La soutenabilité du numérique s’impose comme un enjeu stratégique pour les régulateurs, les entreprises et, plus largement, la société. L'enquête annuelle "Pour un numérique soutenable" de l’Arcep dresse un tableau détaillé des impacts environnementaux du secteur en France. Retour sur ce travail, salué par la Banque mondiale et l’Union internationale des télécommunications, reste à ce jour une démarche pionnière parmi les régulateurs sectoriels.
Fondée sur les données de 2023, l'édition 2025 de l'enquête de l'Autorité de régulation des communications électroniques, des postes et de la distribution de la presse s’appuie sur les contributions des opérateurs de centres de données, des fabricants de terminaux, des opérateurs télécoms et, pour la première fois, des équipementiers de réseaux mobiles.
En s’appuyant sur le protocole GHG, l’enquête de l’Arcep mesure les émissions directes (scope 1) et indirectes liées à l’électricité (scope 2), sans inclure pour l’instant le scope 3, plus complexe à évaluer Même partielle, cette approche documente des tendances claires : la progression des centres de données, la dépendance énergétique des réseaux mobiles, et l’impact dominant des terminaux.
Centres de données : une empreinte en forte croissance
Les opérateurs de centres de données figurent parmi les acteurs les plus scrutés. L’Arcep en observe aujourd’hui 21, représentant environ la moitié du marché de la colocation en France. Leurs infrastructures hébergent une part croissante des usages numériques, notamment liés à l'IA générative.
Les résultats sont sans ambiguïté : la consommation électrique du secteur progresse encore, avec une hausse en 2023 de près de 8 %. Les émissions de gaz à effet de serre, majoritairement liées à l’électricité, augmentent d’environ 10 % par an pour la deuxième année consécutive. La consommation d’eau, essentielle au refroidissement, croît quant à elle de 19 % : 681 000 m³, majoritairement d'eau potable, ont été prélevés.

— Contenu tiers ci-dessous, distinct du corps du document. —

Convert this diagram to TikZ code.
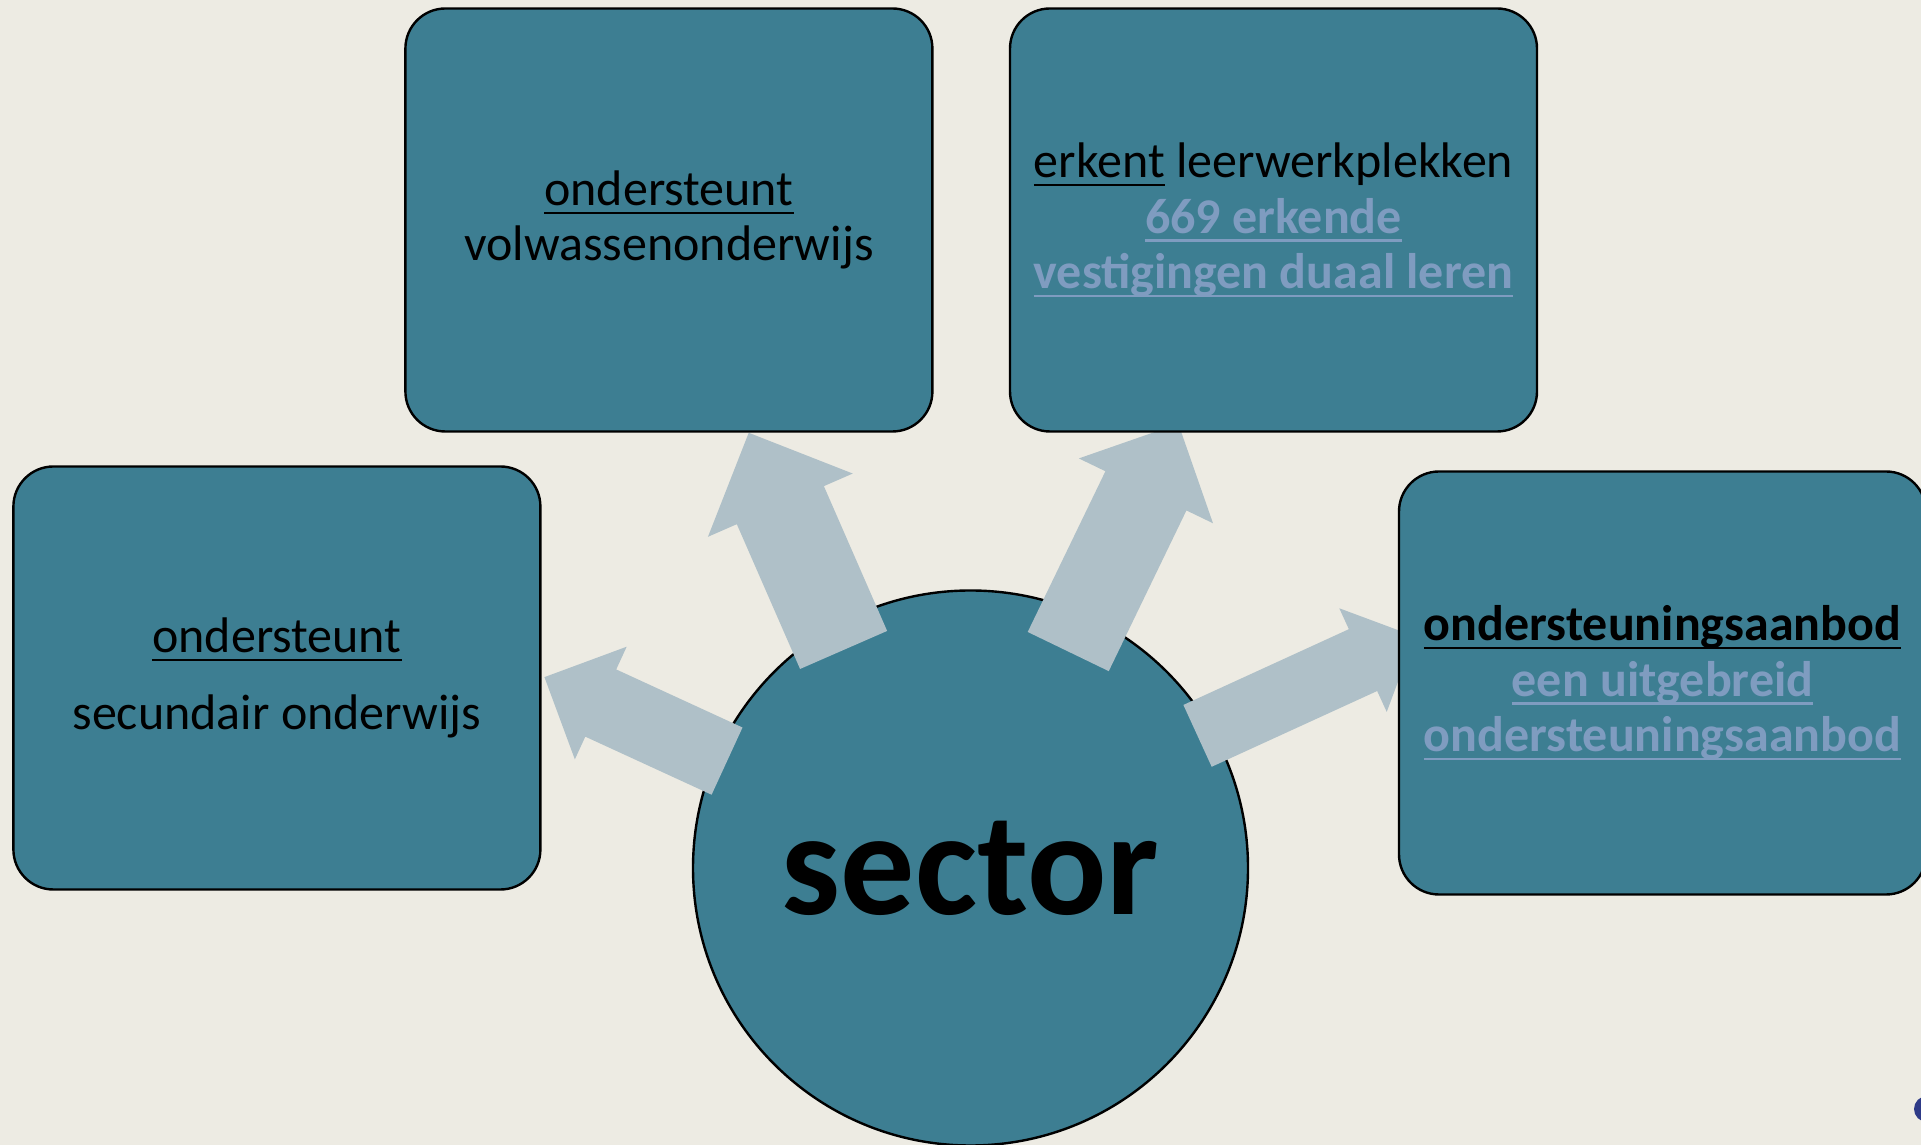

Ces évolutions traduisent la tension entre une efficacité énergétique qui s’améliore légèrement, le PUE moyen passant de 1,51 à 1,46, et une expansion continue des capacités informatiques.

Réseaux télécoms et équipements mobiles : des usages toujours plus énergivores
Du côté des opérateurs télécoms, les émissions de gaz à effet de serre poursuivent leur hausse (+4,2 % sur un an), en décalage avec la baisse globale des émissions en France. Les réseaux mobiles concentrent une grande partie de cette progression, tandis que les réseaux fixes affichent une baisse de consommation grâce à la généralisation de la fibre optique, quatre fois plus efficace que le cuivre.
Les équipements de réseaux mobiles vendus en France en 2023 ont généré 79 000 tonnes équivalent CO₂, soit l’empreinte de près d’un million de smartphones.
Les résultats montrent que les émissions "embarquées" des stations de base des équipementiers sont significatives : l’empreinte carbone d’un site 5G en bande 3,5 GHz est évaluée à 80 % de plus que celle d’un site sans cette bande. Autrement dit, les choix technologiques influencent directement l’impact environnemental des infrastructures.

Les équipements côté clients restent aussi un poste non négligeable. Le parc de box et décodeurs consomme 3,5 TWh, soit cinq fois la consommation des réseaux fixes eux-mêmes. La généralisation des modes de veille profonde et l’écoconception apparaissent comme des leviers encore insuffisamment exploités.
Terminaux numériques : moins nombreux, mais plus gourmands
Les terminaux (smartphones, tablettes ordinateurs, téléviseurs) concentrent environ la moitié de l’empreinte carbone du numérique. Près de 42 % des émissions sont générées dès la fabrication. Les données collectées par l'Arcep indiquent une baisse notable du nombre d’appareils mis sur le marché, tous types confondus, ce qui pourrait contribuer à réduire l’empreinte du secteur.
Mais cette tendance est nuancée par l’augmentation de la taille des écrans. Un téléviseur de plus de 70 pouces consomme six fois plus qu’un modèle inférieur à 33 pouces. Le marché se déplace donc vers des équipements qui, individuellement, pèsent davantage en phase de fabrication comme en phase d’usage. À terme, l’arrivée de nouvelles fonctionnalités intégrant l’IA pourrait stimuler un renouvellement prématuré des terminaux, accentuant encore leur empreinte.
En vue de sa prochaine édition, l'Arcep étend cette année sa collecte de données aux équipementiers de réseaux fixes fabriquant des câbles en fibre optique.